Stepping into shoe business

Tour: Def Jam Records president Russell Simmons is promoting his new Phat Classic sneaker - and empowerment.

March 30, 2002|By Andrea K. Walker | Andrea K. Walker,SUN STAFF

Hip-hop mogul Russell Simmons sits yoga-style on a couch in Baltimore's Harbour Court Hotel talking about a sneaker that looks a lot like the old three-striped Adidas shell toe shoe many a rapper sported in videos in the '80s.

Lounging beside him wearing a pair of the shoes is former Run DMC rap group member and Simmons' brother, Joseph "Run" Simmons, one of the men who made the shell toe popular with the hit rap song "My Adidas."

The new sneaker is the latest venture by Russell Simmons, the president of Def Jam Records who also has his own clothing line called Phat Farm. He was in Baltimore yesterday as part of a 15-city tour to promote the shoe - and to spark a grassroots discussion among black youth about slavery reparations and entrepreneurship.

Using his brother as spokesman, Simmons hopes to make the new Phat Classic sneaker as much of an icon as the old shell toe, which many people still wear in a more modernized version.

"There's no athlete or anybody that's done more for a sneaker than what he did for Adidas," said Russell Simmons, nodding toward his brother, who now goes by the moniker Rev. Run.

But Rev. Run emphasizes that the Phat Classic is not the old Adidas. For one thing, he says, it's much more comfortable. The leather sneaker, which only comes in men's sizes, has fat shoe strings and a "P" on the side. The P comes in a variety of colors, including pink to attract some of the ladies.

"It's a whole other shoe when you put your feet in it," said Rev. Run, who owns 50 percent of Phat Farm's sneaker division. "Your foot may go to sleep up in there, it's so comfortable."

While in Baltimore, Simmons and Rev. Run made stops at R&B radio station 92-Q, the Sports Zone at Security Square Mall and a promotional party at a local nightclub.

At each stop, Simmons, while being careful not to criticize the white-owned companies that have profited from hip-hop, stressed the importance of supporting black businesses.

Designers like Tommy Hilfiger and Ralph Lauren Polo, he said, have benefited from the hip-hop artists who wear their clothes in videos and concerts. Black companies need to get a piece of that profit too, said Simmons, who started the careers of such rappers as LL Cool J and Jay-Z. He wants people to support companies like his Phat Farm, which in 10 years has grown to a $220 million business with 13 divisions.

Simmons said he has plans to open a debit card company targeting low-income clients with bad credit, and he applauded a class-action lawsuit filed in Brooklyn this week that seeks compensation from FleetBoston Financial Corp., Aetna Inc. and the CSX Corp., companies that at one time profited from the slave trade.

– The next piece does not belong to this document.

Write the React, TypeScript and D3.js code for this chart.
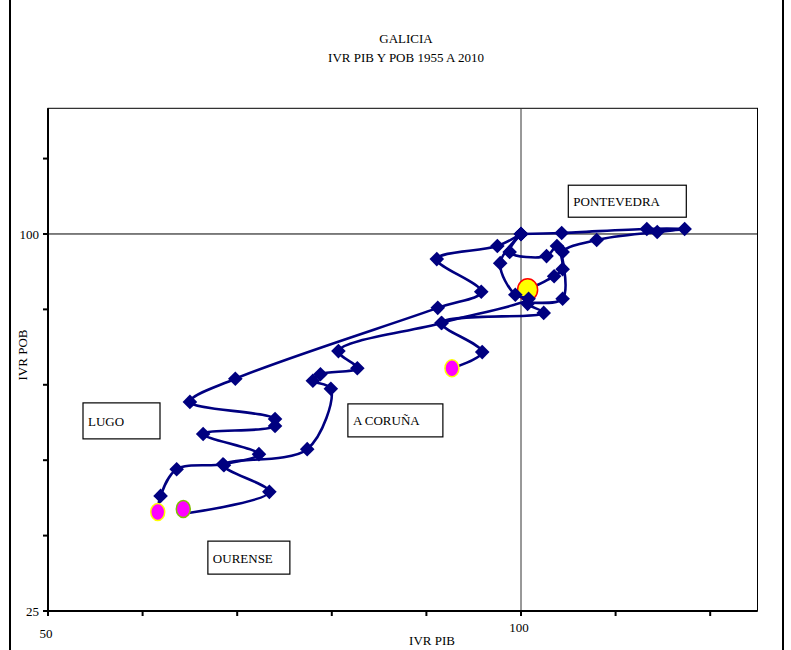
import React from "react";
import * as d3 from "d3";

// ---- data (IVR PIB = x, IVR POB = y), 1955 = 100 ----
const pontevedraPib = [100, 104.3, 113.3, 117.3, 114.4, 108.0, 104.4, 104.4, 103.5, 100.7];
const pontevedraPob = [100, 100.2, 101.0, 101.0, 100.4, 98.8, 96.4, 93.0, 91.6, 88.9];

const corunaPib = [100, 98.8, 102.7, 103.8, 104.4, 100.7, 102.4, 91.6, 95.9, 92.7];
const corunaPob = [100, 96.4, 95.6, 97.6, 87.1, 86.1, 84.3, 82.3, 76.5, 73.3];

const lugoPib = [100, 97.5, 91.1, 95.8, 91.2, 69.8, 65.0, 74.0, 74.0, 66.4, 72.3, 68.5, 63.6, 61.9, 61.6];
const lugoPob = [100, 97.6, 95.0, 88.5, 85.3, 71.2, 66.6, 63.2, 61.8, 60.2, 56.2, 54.2, 53.2, 47.9, 44.7];

const ourensePib = [100, 97.8, 99.4, 100.8, 91.6, 80.7, 82.7, 78.8, 78.0, 79.9, 77.4, 68.6, 73.4, 63.8];
const ourensePob = [100, 94.2, 87.9, 87.1, 82.3, 76.7, 73.3, 72.1, 70.8, 69.2, 57.2, 54.0, 48.7, 44.2];

// end-of-period markers (2010)
const endNames = ["PONTEVEDRA", "A CORUÑA", "LUGO", "OURENSE"];
const endPib = [100.7, 92.7, 61.6, 64.3];
const endPob = [88.9, 73.3, 44.7, 45.3];

const xTicks = [50, 60, 70, 80, 90, 100, 110, 120];
const yTicks = [25, 40, 55, 70, 85, 100, 115];
const xLabels = [50, 100];
const yLabels = [25, 100];

const provinceLabels = ["PONTEVEDRA", "A CORUÑA", "LUGO", "OURENSE"];
const labelPib = [105.0, 81.7, 53.7, 66.9];
const labelPob = [109.7, 66.2, 66.4, 38.9];

const W = 791;
const H = 650;
const FONT = "'Liberation Serif', 'Times New Roman', serif";

export default function App() {
  const x = d3.scaleLinear().domain([50, 125]).range([48, 757.5]);
  const y = d3.scaleLinear().domain([25, 125]).range([611, 108.3]);

  const series = [
    { pib: pontevedraPib, pob: pontevedraPob },
    { pib: corunaPib, pob: corunaPob },
    { pib: lugoPib, pob: lugoPob },
    { pib: ourensePib, pob: ourensePob },
  ];

  const line = d3
    .line<[number, number]>()
    .x((d) => x(d[0]))
    .y((d) => y(d[1]))
    .curve(d3.curveCatmullRom.alpha(0.5));

  const navy = "#000080";
  const diamond = (cx: number, cy: number, r: number) =>
    `M${cx},${cy - r}L${cx + r},${cy}L${cx},${cy + r}L${cx - r},${cy}Z`;

  const endFill = ["#ffff00", "#ff00ff", "#ff00ff", "#ff00ff"];
  const endStroke = ["#ff0000", "#ffff00", "#ffff00", "#80c000"];
  const endRx = [10, 7, 7, 7];
  const endRy = [11, 8.5, 8.5, 8.5];

  const labelBoxW = [118, 95, 77, 82];
  const labelBoxH = [32, 33, 36, 33];

  const x0 = x(50), x1 = x(125), yTop = y(125), yBot = y(25);

  return (
    <svg
      width={W}
      height={H}
      style={{ position: "absolute", left: 0, top: 0, background: "#fff" }}
      fontFamily={FONT}
    >
      <rect x={0} y={0} width={W} height={H} fill="#fff" />
      {/* outer chart border */}
      <line x1={10} y1={0} x2={10} y2={H} stroke="#000" strokeWidth={2} />
      <line x1={783} y1={0} x2={783} y2={H} stroke="#000" strokeWidth={2} />

      {/* title */}
      <text x={406} y={43} textAnchor="middle" fontSize={13}>GALICIA</text>
      <text x={406} y={62} textAnchor="middle" fontSize={13}>IVR PIB Y POB 1955 A 2010</text>

      {/* plot area frame */}
      <rect x={x0} y={yTop} width={x1 - x0} height={yBot - yTop} fill="none" stroke="#000" strokeWidth={1} />

      {/* reference lines at 100 */}
      <line x1={x(100)} y1={yTop} x2={x(100)} y2={yBot} stroke="#333" strokeWidth={1} />
      <line x1={x0} y1={y(100)} x2={x1} y2={y(100)} stroke="#000" strokeWidth={1} />

      {/* axes */}
      <line x1={x0} y1={yBot} x2={x1} y2={yBot} stroke="#000" strokeWidth={2} />
      <line x1={x0} y1={yTop} x2={x0} y2={yBot} stroke="#000" strokeWidth={2} />
      {xTicks.map((t) => (
        <line key={"xt" + t} x1={x(t)} y1={yBot} x2={x(t)} y2={yBot + 5} stroke="#000" strokeWidth={2} />
      ))}
      {yTicks.map((t) => (
        <line key={"yt" + t} x1={x0 - 5} y1={y(t)} x2={x0} y2={y(t)} stroke="#000" strokeWidth={2} />
      ))}
      {xLabels.map((t, i) => (
        <text key={"xl" + t} x={x(t) - 2} y={i === 0 ? 638 : 632} textAnchor="middle" fontSize={13}>
          {t}
        </text>
      ))}
      {yLabels.map((t) => (
        <text key={"yl" + t} x={39} y={y(t) + 5} textAnchor="end" fontSize={13}>
          {t}
        </text>
      ))}
      <text x={432} y={645} textAnchor="middle" fontSize={13}>IVR PIB</text>
      <text x={27} y={355} textAnchor="middle" fontSize={13} transform="rotate(-90 27 355)">IVR POB</text>

      {/* province label boxes */}
      {provinceLabels.map((name, i) => {
        const bx = x(labelPib[i]);
        const by = y(labelPob[i]);
        return (
          <g key={name}>
            <rect x={bx} y={by} width={labelBoxW[i]} height={labelBoxH[i]} fill="#fff" stroke="#000" strokeWidth={1.2} />
            <text x={bx + 5} y={by + labelBoxH[i] / 2 + 5} fontSize={13}>{name}</text>
          </g>
        );
      })}

      {/* series */}
      {series.map((s, si) => {
        const pts: [number, number][] = s.pib.map((v, i) => [v, s.pob[i]]);
        return (
          <g key={"s" + si}>
            <path d={line(pts) || ""} fill="none" stroke={navy} strokeWidth={2.6} />
            {si === 0 && (
              <ellipse cx={x(endPib[0])} cy={y(endPob[0])} rx={endRx[0]} ry={endRy[0]} fill={endFill[0]} stroke={endStroke[0]} strokeWidth={1.5} />
            )}
            {pts.slice(0, pts.length - 1).map((p, i) => (
              <path key={i} d={diamond(x(p[0]), y(p[1]), 7.3)} fill={navy} />
            ))}
          </g>
        );
      })}

      {/* end markers 2010 */}
      {endNames.map((n, i) =>
        i === 0 ? null : (
          <ellipse key={n} cx={x(endPib[i])} cy={y(endPob[i])} rx={endRx[i]} ry={endRy[i]} fill={endFill[i]} stroke={endStroke[i]} strokeWidth={1.5} />
        )
      )}
    </svg>
  );
}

"This is a promotional tour to get people to talk about reparations and think about buying from their own," said Simmons.

The multidimensional businessman also created the HBO show Russell Simmons Presents Def Poetry recently to promote positive art. The show brings into the mainstream poetry hitsthat grow from coffeehouses around the country. He hopes the spoken word will eventually encourage rap artists to write more positive lyrics.

"All the business ventures I'm going to do now are going to be about empowering the people," Simmons said.